Hitchiner, Anglican Chaplain and Interfaith Adviser at Brunel University and the founder of Diverse Church, a movement for young LGBT people, was, along with Dawkins, sitting for Sky Arts Portrait of the Year semi-final.

They had to spend two sessions of four hours each in each other's company, virtually motionless and allowed to do little more than engage in occasional small talk, as the semi-finalists competed for a place in this Friday's final.

After the two sittings, Dawkins said he felt he, Hitchiner and the artists had been on a marathon or a long-haul flight together. He was pleased with the portraits. "I find people often try to edit my eyebrows. I always resist these attempts."

Dawkins had been Christian as a child but on the programme he quoted St Paul to say he lost his faith as he grew up and "put away childish things". He clarified this to say he did not mean to imply that Ms Hitchiner's job was childish.

"I actually got on quite well with him," Hitchiner told Christian Today.
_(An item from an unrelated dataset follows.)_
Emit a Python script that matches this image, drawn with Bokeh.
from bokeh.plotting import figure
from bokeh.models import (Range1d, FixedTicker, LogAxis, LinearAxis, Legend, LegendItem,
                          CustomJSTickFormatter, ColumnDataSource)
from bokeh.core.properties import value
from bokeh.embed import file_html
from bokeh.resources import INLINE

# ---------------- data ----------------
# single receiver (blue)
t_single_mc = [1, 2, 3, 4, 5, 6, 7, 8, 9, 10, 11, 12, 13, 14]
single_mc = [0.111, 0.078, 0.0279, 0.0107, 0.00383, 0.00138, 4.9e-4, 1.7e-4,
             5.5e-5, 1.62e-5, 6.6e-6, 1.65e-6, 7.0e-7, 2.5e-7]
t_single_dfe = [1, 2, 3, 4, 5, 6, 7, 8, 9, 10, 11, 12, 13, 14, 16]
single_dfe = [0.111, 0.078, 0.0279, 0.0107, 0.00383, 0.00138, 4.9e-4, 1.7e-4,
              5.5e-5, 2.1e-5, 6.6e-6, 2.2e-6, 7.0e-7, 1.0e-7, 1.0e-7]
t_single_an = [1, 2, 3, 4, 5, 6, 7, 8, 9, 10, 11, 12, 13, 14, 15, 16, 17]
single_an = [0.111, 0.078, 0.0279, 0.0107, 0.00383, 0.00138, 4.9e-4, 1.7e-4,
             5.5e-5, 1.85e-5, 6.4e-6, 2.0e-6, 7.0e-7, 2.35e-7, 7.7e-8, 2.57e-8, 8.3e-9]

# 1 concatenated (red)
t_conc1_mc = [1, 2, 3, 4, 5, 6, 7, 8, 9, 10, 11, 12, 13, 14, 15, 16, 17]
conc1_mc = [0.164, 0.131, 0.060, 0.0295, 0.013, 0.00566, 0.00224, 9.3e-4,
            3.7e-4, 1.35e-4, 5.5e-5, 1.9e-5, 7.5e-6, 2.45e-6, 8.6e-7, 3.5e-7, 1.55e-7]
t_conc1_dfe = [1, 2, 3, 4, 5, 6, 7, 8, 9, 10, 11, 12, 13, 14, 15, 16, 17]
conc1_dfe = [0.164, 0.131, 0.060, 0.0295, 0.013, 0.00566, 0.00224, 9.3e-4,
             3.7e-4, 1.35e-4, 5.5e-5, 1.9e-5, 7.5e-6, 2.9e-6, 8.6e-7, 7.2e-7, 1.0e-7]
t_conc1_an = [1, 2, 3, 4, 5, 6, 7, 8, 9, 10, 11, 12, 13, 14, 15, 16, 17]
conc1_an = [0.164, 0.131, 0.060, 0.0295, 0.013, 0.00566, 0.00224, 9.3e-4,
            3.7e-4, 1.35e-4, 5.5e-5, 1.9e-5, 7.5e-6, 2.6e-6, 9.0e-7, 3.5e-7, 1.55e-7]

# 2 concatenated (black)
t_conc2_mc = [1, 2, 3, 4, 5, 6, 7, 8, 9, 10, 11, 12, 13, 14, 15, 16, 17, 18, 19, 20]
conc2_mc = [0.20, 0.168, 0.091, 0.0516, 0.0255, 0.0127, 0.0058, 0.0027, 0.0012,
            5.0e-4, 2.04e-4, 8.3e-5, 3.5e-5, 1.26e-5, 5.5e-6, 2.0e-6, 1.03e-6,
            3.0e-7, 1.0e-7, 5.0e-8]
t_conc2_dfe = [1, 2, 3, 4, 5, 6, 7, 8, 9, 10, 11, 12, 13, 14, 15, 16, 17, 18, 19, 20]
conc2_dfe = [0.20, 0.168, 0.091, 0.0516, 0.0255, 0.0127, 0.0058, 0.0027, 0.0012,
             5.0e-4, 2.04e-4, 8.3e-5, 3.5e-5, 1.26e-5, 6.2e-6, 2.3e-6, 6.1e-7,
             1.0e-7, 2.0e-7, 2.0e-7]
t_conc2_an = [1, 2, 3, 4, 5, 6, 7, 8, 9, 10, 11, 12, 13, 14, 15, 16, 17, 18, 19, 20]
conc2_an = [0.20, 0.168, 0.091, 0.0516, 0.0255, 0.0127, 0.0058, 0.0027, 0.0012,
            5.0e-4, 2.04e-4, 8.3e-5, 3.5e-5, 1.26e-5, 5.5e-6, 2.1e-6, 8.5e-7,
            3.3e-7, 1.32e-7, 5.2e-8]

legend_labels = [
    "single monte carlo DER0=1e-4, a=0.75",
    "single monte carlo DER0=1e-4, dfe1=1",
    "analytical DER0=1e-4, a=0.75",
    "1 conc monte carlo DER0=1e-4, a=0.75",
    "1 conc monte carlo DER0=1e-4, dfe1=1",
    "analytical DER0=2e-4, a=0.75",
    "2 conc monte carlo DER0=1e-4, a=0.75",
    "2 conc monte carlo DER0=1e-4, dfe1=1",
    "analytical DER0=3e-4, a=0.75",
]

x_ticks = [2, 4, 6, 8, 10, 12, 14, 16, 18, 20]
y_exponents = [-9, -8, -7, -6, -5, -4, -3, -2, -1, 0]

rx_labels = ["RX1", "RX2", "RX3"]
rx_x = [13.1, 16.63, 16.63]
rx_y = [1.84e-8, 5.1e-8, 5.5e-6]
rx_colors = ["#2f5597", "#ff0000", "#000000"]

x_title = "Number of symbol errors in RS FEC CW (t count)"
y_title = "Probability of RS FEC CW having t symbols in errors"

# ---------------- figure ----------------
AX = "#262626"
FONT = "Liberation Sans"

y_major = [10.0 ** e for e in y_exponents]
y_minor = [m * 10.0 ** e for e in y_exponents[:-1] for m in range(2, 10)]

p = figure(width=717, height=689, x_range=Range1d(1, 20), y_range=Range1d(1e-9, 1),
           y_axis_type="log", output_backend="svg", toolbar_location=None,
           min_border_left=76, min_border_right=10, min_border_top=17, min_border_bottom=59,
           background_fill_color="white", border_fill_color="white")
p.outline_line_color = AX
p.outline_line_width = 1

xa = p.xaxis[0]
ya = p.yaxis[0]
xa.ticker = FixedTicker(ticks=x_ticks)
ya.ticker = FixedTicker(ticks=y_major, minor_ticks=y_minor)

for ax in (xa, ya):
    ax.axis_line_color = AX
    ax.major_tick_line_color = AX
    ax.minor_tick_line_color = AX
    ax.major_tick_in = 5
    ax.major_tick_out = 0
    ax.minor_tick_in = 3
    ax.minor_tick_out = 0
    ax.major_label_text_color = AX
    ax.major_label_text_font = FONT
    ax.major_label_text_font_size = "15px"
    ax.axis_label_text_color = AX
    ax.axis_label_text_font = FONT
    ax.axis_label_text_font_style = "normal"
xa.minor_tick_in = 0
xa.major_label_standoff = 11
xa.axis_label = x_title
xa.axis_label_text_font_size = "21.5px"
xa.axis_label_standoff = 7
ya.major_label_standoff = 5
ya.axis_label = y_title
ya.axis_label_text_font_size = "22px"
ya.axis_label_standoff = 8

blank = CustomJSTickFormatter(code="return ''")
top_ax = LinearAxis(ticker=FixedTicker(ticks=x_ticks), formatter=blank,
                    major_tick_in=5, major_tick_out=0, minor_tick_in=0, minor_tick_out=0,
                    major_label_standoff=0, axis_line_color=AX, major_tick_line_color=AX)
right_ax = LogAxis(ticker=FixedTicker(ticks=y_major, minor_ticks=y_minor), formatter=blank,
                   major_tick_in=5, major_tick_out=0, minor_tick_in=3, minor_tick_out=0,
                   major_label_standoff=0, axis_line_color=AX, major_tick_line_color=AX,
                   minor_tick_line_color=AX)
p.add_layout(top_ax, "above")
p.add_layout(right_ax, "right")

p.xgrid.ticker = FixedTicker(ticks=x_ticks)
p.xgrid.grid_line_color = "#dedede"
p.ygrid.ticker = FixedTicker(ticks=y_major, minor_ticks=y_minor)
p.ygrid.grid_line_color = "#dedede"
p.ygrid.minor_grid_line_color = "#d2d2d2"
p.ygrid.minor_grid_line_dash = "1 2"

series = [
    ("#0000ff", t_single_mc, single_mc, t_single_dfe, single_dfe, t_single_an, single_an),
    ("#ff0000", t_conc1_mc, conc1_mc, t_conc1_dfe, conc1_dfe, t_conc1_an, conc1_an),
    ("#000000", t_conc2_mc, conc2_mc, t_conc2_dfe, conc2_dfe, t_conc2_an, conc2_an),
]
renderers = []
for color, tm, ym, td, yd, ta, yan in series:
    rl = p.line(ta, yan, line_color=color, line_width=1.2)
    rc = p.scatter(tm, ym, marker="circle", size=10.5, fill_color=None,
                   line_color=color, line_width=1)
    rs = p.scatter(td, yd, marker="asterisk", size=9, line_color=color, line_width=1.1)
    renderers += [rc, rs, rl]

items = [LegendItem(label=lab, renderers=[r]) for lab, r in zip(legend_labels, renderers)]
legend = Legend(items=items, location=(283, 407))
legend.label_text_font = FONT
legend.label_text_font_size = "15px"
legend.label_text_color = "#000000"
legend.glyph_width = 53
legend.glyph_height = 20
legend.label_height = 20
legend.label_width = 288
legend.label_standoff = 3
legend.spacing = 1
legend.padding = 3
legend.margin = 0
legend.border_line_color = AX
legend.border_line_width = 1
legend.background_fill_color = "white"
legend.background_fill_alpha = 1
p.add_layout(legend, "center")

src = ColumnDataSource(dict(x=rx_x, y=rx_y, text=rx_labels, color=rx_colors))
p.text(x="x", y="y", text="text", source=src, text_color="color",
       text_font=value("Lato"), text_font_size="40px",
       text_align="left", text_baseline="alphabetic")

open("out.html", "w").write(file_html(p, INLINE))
She had been prepared for the encounter to be "particularly difficult", she said. "I went in there with my armour up." But it quickly became clear it she did not need to be on the defence.
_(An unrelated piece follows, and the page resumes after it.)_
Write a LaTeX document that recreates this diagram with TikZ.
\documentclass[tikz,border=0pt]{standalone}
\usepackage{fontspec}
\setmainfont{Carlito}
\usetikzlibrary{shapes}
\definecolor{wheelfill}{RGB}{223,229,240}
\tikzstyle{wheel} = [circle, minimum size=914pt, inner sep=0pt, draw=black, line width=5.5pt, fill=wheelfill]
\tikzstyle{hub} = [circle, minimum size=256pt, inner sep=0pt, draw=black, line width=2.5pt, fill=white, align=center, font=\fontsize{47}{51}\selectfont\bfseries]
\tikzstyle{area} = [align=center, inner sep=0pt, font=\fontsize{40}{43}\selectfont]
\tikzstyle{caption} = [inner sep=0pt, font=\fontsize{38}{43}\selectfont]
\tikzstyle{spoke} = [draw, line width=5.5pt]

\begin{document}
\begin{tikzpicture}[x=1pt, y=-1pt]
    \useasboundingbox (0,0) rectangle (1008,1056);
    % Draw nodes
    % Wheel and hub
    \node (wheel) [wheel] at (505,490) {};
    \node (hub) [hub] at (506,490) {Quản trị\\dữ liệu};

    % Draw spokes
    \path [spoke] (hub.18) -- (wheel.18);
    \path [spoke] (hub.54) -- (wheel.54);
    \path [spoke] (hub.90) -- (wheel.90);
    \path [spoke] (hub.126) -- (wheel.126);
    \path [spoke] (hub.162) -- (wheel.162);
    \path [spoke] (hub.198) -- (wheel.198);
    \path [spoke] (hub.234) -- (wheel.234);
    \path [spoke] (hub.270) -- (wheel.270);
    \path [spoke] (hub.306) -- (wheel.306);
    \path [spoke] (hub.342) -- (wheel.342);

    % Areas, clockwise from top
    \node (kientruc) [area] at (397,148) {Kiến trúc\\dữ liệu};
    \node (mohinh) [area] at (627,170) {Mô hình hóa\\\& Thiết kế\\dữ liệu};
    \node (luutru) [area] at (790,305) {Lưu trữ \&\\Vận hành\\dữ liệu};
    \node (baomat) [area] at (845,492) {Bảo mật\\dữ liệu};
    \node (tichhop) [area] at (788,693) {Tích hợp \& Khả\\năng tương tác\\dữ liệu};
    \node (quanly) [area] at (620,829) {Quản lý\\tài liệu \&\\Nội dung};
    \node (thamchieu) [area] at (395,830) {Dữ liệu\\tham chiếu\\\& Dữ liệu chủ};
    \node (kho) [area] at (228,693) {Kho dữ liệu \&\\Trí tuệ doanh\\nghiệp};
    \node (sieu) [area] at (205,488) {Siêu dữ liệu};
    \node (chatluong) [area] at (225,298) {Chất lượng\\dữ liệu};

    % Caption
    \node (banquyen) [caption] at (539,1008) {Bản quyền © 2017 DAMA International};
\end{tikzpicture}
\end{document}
"He said I reminded him of his daughter. "It was interesting, having to sit on the stage for hours with someone who has had strong arguments with a lot of Christian friends of mine, and to have to spend time with him without arguing. I found that we interacted like human beings. It was actually quite reassuring. I felt I saw the human side of Richard Dawkins, and a lot of religious people do not see that."

They could even become friends, she said. They are still in contact and have agreed possibly to meet for coffee in Oxford, where he lives and works. "It was a privilege to meet him. He was really interesting, fascinating. He told me lots of jokes."

They did discuss faith as the artists worked on their portraits. "He was very generous in a lot of the things he said. He still goes to things like carol services and finds the music very appealing. He also said there were things about the Anglican Church that he liked, or were the least bad option, which from him was a big compliment. He was trying to make an effort to get on and we did get on."

One reason they got on so well was because she was not setting out to prove him wrong, but just to sit amicably with him for the portraits. His public interactions with Christians are normally staged to be more confrontational. Because much of the sitting was done in silence, Ms Hitchiner had been planning to sit there and pray for his health and wealth.

But she forgot all about that when the time came, and instead made lists of birthday presents in her head.

She said she believed he might have become less tempestuous in his hostility to Christianity as he has aged, and now has a lot of positive things to say about it. The sittings gave her the idea for a television programme where she would interview Dawkins, with the title: "Richard Dawkins makes his confession." She said: "It would be TV gold, if someone was up for making it."